53.60 – Thomas and Alice Parkinson, and Margaret and James Cardwell

The Cardwells and Parkinsons are a good example of how migration from Lancashire to Todmorden had begun long before the Fieldens had become a powerful economic concern, and of the circuitous routes it could take!

Thomas Parkinson was born in 1813 in Preston. Thomas’s father William was a weaver. A few decades earlier Thomas would have been able to make a decent living weaving out of his home, but after the invention of the power loom in the late 1820s, home weaving and the ability to command your own wages became a thing of the past. As with so many things, the technological advance that made goods cheaper to obtain meant the loss of livelihood of thousands, a lot of those thousands being based in the north of England. Thomas eventually found work instead as a carter and, like so many do, travelling to wherever he could find gainful employment. By the 1830s he had made his way south to Chorley where he met Alice Farnworth, eight years his junior and also the child of a weaver. They got married at St. George’s in Chorley in 1839.

Three children followed: Margaret in 1841, Elizabeth in 1843, and then Thomas in 1850. The Parkinsons moved around from Chorley to Stockport, then to Sculcoates; wherever the work was. In Sculcoates Margaret met James Cardwell, a cotton mill worker originally from Bolton but who had moved around with his brother and mother after his father died, and who had ended up in Kingston-Upon-Hull after mother Nancy remarried and started a new family. Margaret and James got married at the end of 1860 and welcomed their first child, John William, along in 1862. How both families came to Todmorden is unknown, but by 1871 they were both living at Shade, the Cardwells at School Street and the Parkinsons at Market Street.

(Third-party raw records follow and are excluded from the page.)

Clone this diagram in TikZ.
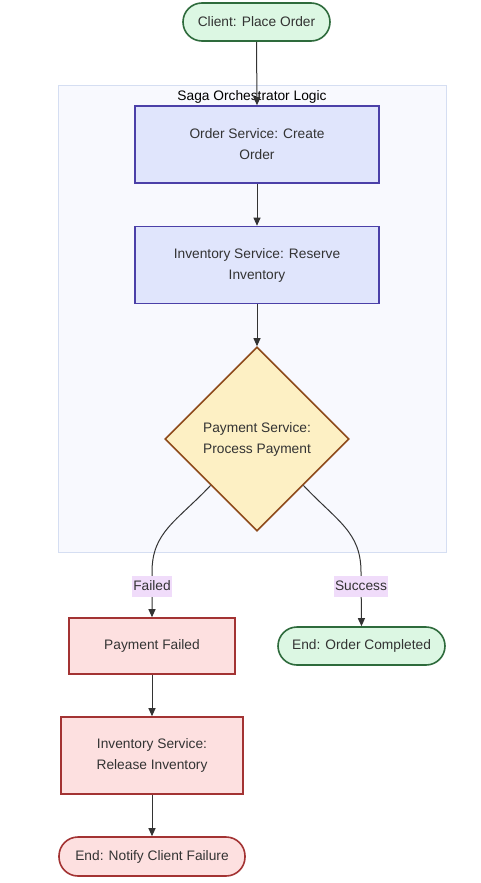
\documentclass[tikz,border=0pt]{standalone}
\usepackage{fontspec}
\setmainfont{Liberation Sans}
\usetikzlibrary{shapes.geometric,arrows.meta}
\definecolor{greenfill}{HTML}{DCF7E3}
\definecolor{greendraw}{HTML}{2E6B3C}
\definecolor{bluefill}{HTML}{E0E5FC}
\definecolor{bluedraw}{HTML}{4B40A8}
\definecolor{yelfill}{HTML}{FDF0C4}
\definecolor{yeldraw}{HTML}{8E4A1A}
\definecolor{redfill}{HTML}{FDE0E0}
\definecolor{reddraw}{HTML}{A33333}
\definecolor{lblfill}{HTML}{F0DCFA}
\definecolor{clfill}{HTML}{F8F9FE}
\definecolor{cldraw}{HTML}{D5DEF2}
\definecolor{edgecol}{HTML}{333333}
\definecolor{txt}{HTML}{333333}
\tikzset{
  base/.style={font=\fontsize{13.75}{21}\selectfont, text=txt, align=center, line width=1.6pt, inner sep=0pt},
  stadium/.style={base, rectangle, rounded corners=19pt, minimum height=38pt, fill=greenfill, draw=greendraw},
  redstadium/.style={stadium, fill=redfill, draw=reddraw},
  bluebox/.style={base, rectangle, minimum width=244pt, minimum height=77pt, fill=bluefill, draw=bluedraw},
  redbox/.style={base, rectangle, fill=redfill, draw=reddraw},
  decision/.style={base, diamond, aspect=1, minimum width=184pt, minimum height=184pt, fill=yelfill, draw=yeldraw},
  edge/.style={draw=edgecol, line width=1pt, -{Triangle[length=8pt,width=7pt]}},
  lbl/.style={font=\fontsize{13.75}{16}\selectfont, text=txt, fill=lblfill, inner xsep=1pt, inner ysep=0pt, text height=10.5pt, text depth=3pt, minimum height=21pt},
  cluster/.style={rectangle, fill=clfill, draw=cldraw, line width=1pt}
}
\begin{document}
\begin{tikzpicture}[x=1pt,y=-1pt]
\useasboundingbox (0,0) rectangle (480,883);
\fill[white] (0,0) rectangle (480,883);
% cluster
\node[cluster, minimum width=388pt, minimum height=467pt] (cl) at (252,318.5) {};
\node[font=\fontsize{13.75}{16}\selectfont, text=black, inner sep=0pt] (cllbl) at (252,96.5) {Saga Orchestrator Logic};
% nodes
\node[stadium, minimum width=147pt] (client) at (256.5,22) {Client: Place Order};
\node[bluebox] (order) at (257,144.5) {Order Service: Create\\Order};
\node[bluebox] (reserve) at (257,265) {Inventory Service: Reserve\\Inventory};
\node[decision] (pay) at (257,439) {Payment Service:\\Process Payment};
\node[redbox, minimum width=166pt, minimum height=56pt] (pf) at (152,646) {Payment Failed};
\node[stadium, minimum width=167pt] (oc) at (361.5,646) {End: Order Completed};
\node[redbox, minimum width=182pt, minimum height=77pt] (release) at (152,755.5) {Inventory Service:\\Release Inventory};
\node[redstadium, minimum width=186pt, minimum height=39pt] (fail) at (152,856.5) {End: Notify Client Failure};
% bend coordinates
\coordinate (fb) at (152,572);
\coordinate (sb) at (361,572);
% edges
\draw[edge] (client.south) -- (order.north);
\draw[edge] (order.south) -- (reserve.north);
\draw[edge] (reserve.south) -- (pay.north);
\draw[edge] (pay.south west) .. controls +(-34,36) and (152,532) .. (fb) -- (pf.north);
\draw[edge] (pay.south east) .. controls +(34,36) and (361,532) .. (sb) -- (oc.north);
\draw[edge] (pf.south) -- (release.north);
\draw[edge] (release.south) -- (fail.north);
% edge labels
\node[lbl] (lf) at (152,586.5) {Failed};
\node[lbl] (ls) at (361,586.5) {Success};
\end{tikzpicture}
\end{document}
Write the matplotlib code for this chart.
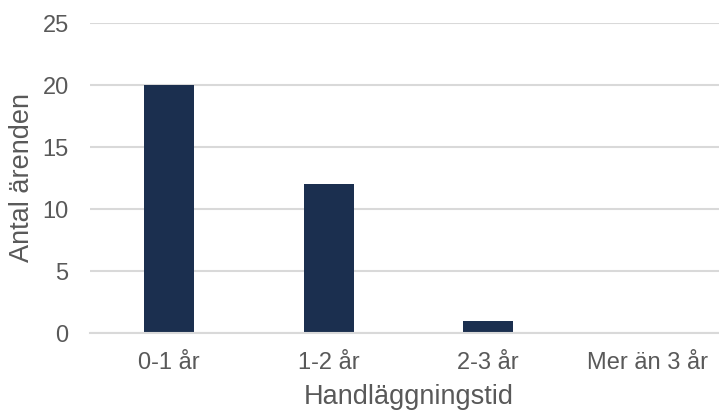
import matplotlib.pyplot as plt

plt.rcParams['font.family'] = ['Liberation Sans', 'DejaVu Sans']

# Handläggningstid per ärende
kategorier = ["0-1 år", "1-2 år", "2-3 år", "Mer än 3 år"]
antal = [20, 12, 1, 0]
y_ticks = [0, 5, 10, 15, 20, 25]

textfarg = "#595959"
gridfarg = "#D9D9D9"
stapelfarg = "#1B2F4F"

fig = plt.figure(figsize=(7.19, 4.11), dpi=100)
ax = fig.add_axes([89.5 / 719, 1 - 333 / 411, 638 / 719, 310 / 411])

x = range(len(kategorier))
ax.bar(x, antal, width=0.313, color=stapelfarg, zorder=3)

ax.set_xlim(-0.5, len(kategorier) - 0.5)
ax.set_ylim(0, 25)
ax.set_yticks(y_ticks)
ax.set_xticks(list(x))
ax.set_xticklabels(kategorier)

ax.grid(axis="y", color=gridfarg, linewidth=1.5, zorder=0)
for side in ["top", "right", "left"]:
    ax.spines[side].set_visible(False)
ax.spines["bottom"].set_color(gridfarg)
ax.spines["bottom"].set_linewidth(1.5)
ax.spines["bottom"].set_zorder(4)

ax.tick_params(axis="both", length=0, labelsize=17, labelcolor=textfarg)
ax.tick_params(axis="x", pad=14)
ax.tick_params(axis="y", pad=15)

ax.set_xlabel("Handläggningstid", fontsize=19.5, color=textfarg, labelpad=7)
ax.set_ylabel("Antal ärenden", fontsize=19.5, color=textfarg)
ax.yaxis.set_label_coords(-54 / 638, 0.5)

fig.savefig("out.png", dpi=100)
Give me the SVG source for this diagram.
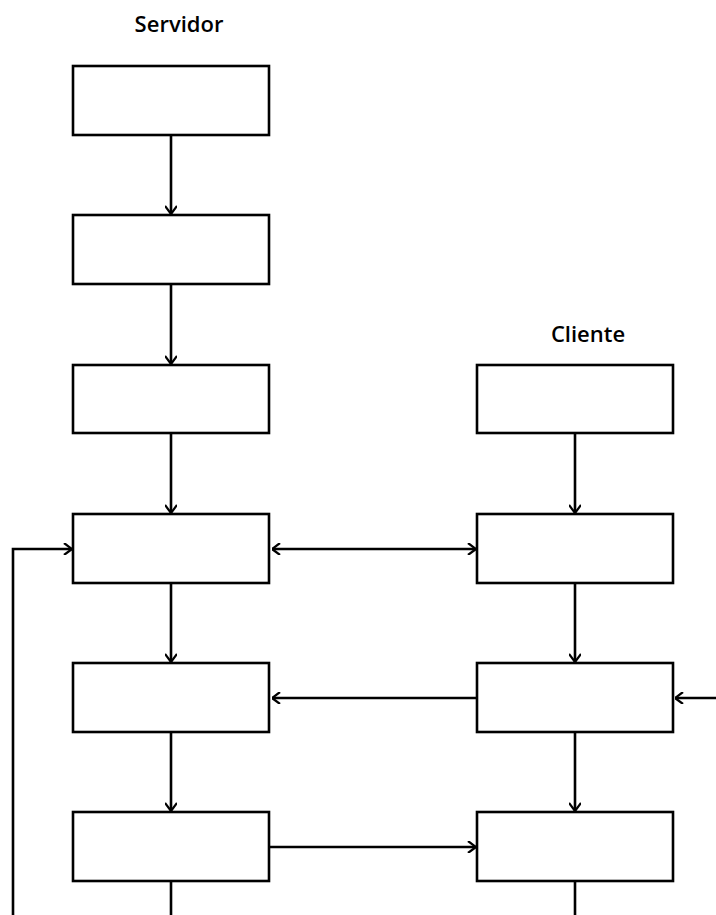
<svg xmlns="http://www.w3.org/2000/svg" width="716" height="915" viewBox="0 0 716 915">
<style>
.box{fill:#fff;stroke:#000;stroke-width:2.6}
.ln{fill:none;stroke:#000;stroke-width:2.6}
.t{font-family:"Open Sans","DejaVu Sans",sans-serif;font-weight:600;font-size:22px;fill:#000;text-anchor:middle}
</style>
<defs>
<marker id="ah" viewBox="0 0 10 12" refX="10" refY="6" markerWidth="10" markerHeight="12" markerUnits="userSpaceOnUse" orient="auto-start-reverse">
<path d="M2,0 L10,6 L2,12" fill="none" stroke="#000" stroke-width="2.2"/>
</marker>
</defs>
<text class="t" x="179" y="32">Servidor</text>
<text class="t" x="588" y="342">Cliente</text>
<g id="connectors">
<line class="ln" x1="171" y1="135" x2="171" y2="214" marker-end="url(#ah)"/>
<line class="ln" x1="171" y1="284" x2="171" y2="364" marker-end="url(#ah)"/>
<line class="ln" x1="171" y1="433" x2="171" y2="513" marker-end="url(#ah)"/>
<line class="ln" x1="171" y1="583" x2="171" y2="662" marker-end="url(#ah)"/>
<line class="ln" x1="171" y1="732" x2="171" y2="811" marker-end="url(#ah)"/>
<line class="ln" x1="171" y1="881" x2="171" y2="915"/>
<line class="ln" x1="575" y1="433" x2="575" y2="513" marker-end="url(#ah)"/>
<line class="ln" x1="575" y1="583" x2="575" y2="662" marker-end="url(#ah)"/>
<line class="ln" x1="575" y1="732" x2="575" y2="811" marker-end="url(#ah)"/>
<line class="ln" x1="575" y1="881" x2="575" y2="915"/>
<line class="ln" x1="272" y1="549" x2="476" y2="549" marker-start="url(#ah)" marker-end="url(#ah)"/>
<line class="ln" x1="477" y1="698" x2="272" y2="698" marker-end="url(#ah)"/>
<line class="ln" x1="716" y1="698" x2="675" y2="698" marker-end="url(#ah)"/>
<line class="ln" x1="270" y1="847" x2="476" y2="847" marker-end="url(#ah)"/>
<polyline class="ln" points="13,915 13,549 72,549" marker-end="url(#ah)"/>
</g>
<g id="s1"><rect class="box" x="73" y="66" width="196" height="69"/></g>
<g id="s2"><rect class="box" x="73" y="215" width="196" height="69"/></g>
<g id="s3"><rect class="box" x="73" y="365" width="196" height="68"/></g>
<g id="s4"><rect class="box" x="73" y="514" width="196" height="69"/></g>
<g id="s5"><rect class="box" x="73" y="663" width="196" height="69"/></g>
<g id="s6"><rect class="box" x="73" y="812" width="196" height="69"/></g>
<g id="c1"><rect class="box" x="477" y="365" width="196" height="68"/></g>
<g id="c2"><rect class="box" x="477" y="514" width="196" height="69"/></g>
<g id="c3"><rect class="box" x="477" y="663" width="196" height="69"/></g>
<g id="c4"><rect class="box" x="477" y="812" width="196" height="69"/></g>
</svg>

Elizabeth, who had married Todmordian Thomas Mitton in 1866, was also living nearby.

Thomas and Alice still had young Thomas at home, working as a clogger, and they also took in two lodgers to help make ends meet. James and Margaret meanwhile had four children by this point. That same year Thomas Jr. would marry Amanda Lord and move to Burnley and have two children, Will and Annie. In 1877 Amanda drowned herself after becoming melancholy following her father’s death, and Thomas Jr. had to fall back on his family’s help with the children.

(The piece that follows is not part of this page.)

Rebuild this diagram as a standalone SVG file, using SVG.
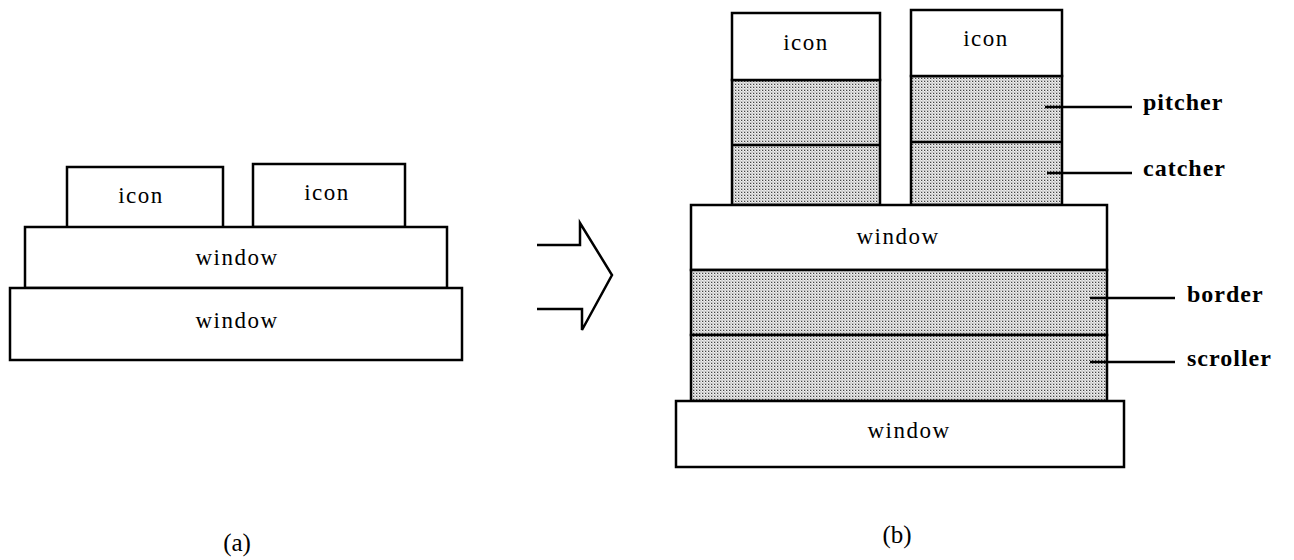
<svg xmlns="http://www.w3.org/2000/svg" width="1294" height="560" viewBox="0 0 1294 560">
<defs>
<pattern id="dots" width="3" height="3" patternUnits="userSpaceOnUse">
<rect width="3" height="3" fill="#f2f2f2"/>
<rect x="0" y="0" width="1" height="1" fill="#444"/>
<rect x="1.5" y="1.5" width="1" height="1" fill="#777"/>
<rect x="1" y="0" width="1" height="1" fill="#bbb"/>
<rect x="0" y="2" width="1" height="1" fill="#bbb"/>
</pattern>
<style>
.box{fill:#fff;stroke:#000;stroke-width:2.5}
.shade{fill:url(#dots);stroke:#000;stroke-width:2.5}
.ln{fill:none;stroke:#000;stroke-width:2.5}
.t{font-family:"Liberation Serif","Times New Roman",serif;font-size:23px;letter-spacing:1.5px;text-anchor:middle;fill:#000}
.lb{font-family:"Liberation Serif","Times New Roman",serif;font-size:24px;font-weight:bold;letter-spacing:1px;fill:#000}
.cap{font-family:"Liberation Serif","Times New Roman",serif;font-size:25px;text-anchor:middle;fill:#000}
</style>
</defs>
<rect width="1294" height="560" fill="#fff"/>

<!-- (a) -->
<g id="a-icon1"><rect class="box" x="67" y="167" width="156" height="62"/><text class="t" x="141" y="203">icon</text></g>
<g id="a-icon2"><rect class="box" x="253" y="164" width="152" height="63"/><text class="t" x="327" y="200">icon</text></g>
<g id="a-window1"><rect class="box" x="25" y="227" width="422" height="61"/><text class="t" x="237" y="265">window</text></g>
<g id="a-window2"><rect class="box" x="10" y="288" width="452" height="72"/><text class="t" x="237" y="328">window</text></g>
<text id="cap-a" class="cap" x="237" y="551">(a)</text>

<!-- arrow -->
<g id="arrow"><path class="ln" d="M537,245 L580,245 L580,223 L612,275 L582,330 L582,309 L537,309" stroke-linejoin="miter"/></g>

<!-- (b) -->
<g id="b-col1">
<rect class="shade" x="732" y="80" width="148" height="125"/>
<rect class="box" x="732" y="13" width="148" height="67"/>
<text class="t" x="806" y="50">icon</text>
<line class="ln" x1="732" y1="145" x2="880" y2="145"/>
</g>
<g id="b-col2">
<rect class="shade" x="911" y="76" width="151" height="129"/>
<rect class="box" x="911" y="10" width="151" height="66"/>
<text class="t" x="986" y="46">icon</text>
<line class="ln" x1="911" y1="142" x2="1062" y2="142"/>
</g>
<g id="b-window1">
<rect class="box" x="691" y="205" width="416" height="65"/>
<text class="t" x="898" y="244">window</text>
</g>
<g id="b-border"><rect class="shade" x="691" y="270" width="416" height="65"/></g>
<g id="b-scroller"><rect class="shade" x="691" y="335" width="416" height="66"/></g>
<g id="b-window2">
<rect class="box" x="676" y="401" width="448" height="66"/>
<text class="t" x="909" y="438">window</text>
</g>
<text id="cap-b" class="cap" x="897" y="543">(b)</text>

<g id="connectors">
<line class="ln" x1="1045" y1="107" x2="1132" y2="107"/>
<line class="ln" x1="1047" y1="173" x2="1132" y2="173"/>
<line class="ln" x1="1090" y1="298" x2="1175" y2="298"/>
<line class="ln" x1="1090" y1="362" x2="1175" y2="362"/>
</g>
<g id="labels">
<text class="lb" x="1143" y="110">pitcher</text>
<text class="lb" x="1143" y="176">catcher</text>
<text class="lb" x="1187" y="302">border</text>
<text class="lb" x="1187" y="366">scroller</text>
</g>
</svg>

Todmorden Advertiser, February 16th 1877

(In a little moment of outdated sexism, the coroner suggested to the jury that Amanda still breastfeeding Annie at the age of 17 months was “a very improper thing for her to have done under any circumstances” and might have contributed to the derangement of her mind…)

Sadly he seems to have also struggled with what happened, and at one point deserted the children and stopped sending money home from Burnley where he had continued to work. Left with two small grandchildren and the sadness (and possible stigma) of her daughter in law’s suicide, Alice also soon found herself a widow – because in 1880 Thomas Sr. died. She continued to take in lodgers in order to support herself and little Will and Annie and stayed at 19 Market Street for the rest of her life.

Next into this grave was James, who died in February 1891 leaving her with five children, although thankfully the youngest, Mary Ann, was by this point 17 – not an infant needing care. The Cardwells by this point were living at Cobden on Mills Place, and just like Alice, Margaret planted her feet and stayed put. Three of her adult children, Edwin, Amy and Mary Ann, remained unmarried and living at home with her to help support her. In 1900 her mother Alice died, and in 1901 Margaret followed.

Elizabeth outlived her husband John Mitton and would remarry later to Thomas Sutcliffe, and she and him are buried at 17.7. Will and Thomas Parkinson’s fates remain unknown. Annie married Albert Cockcroft, a blacksmith, in 1898, and the pair remained in Todmorden apart from a brief stint in the United States where their younger daughter Mary was born. A story for another time?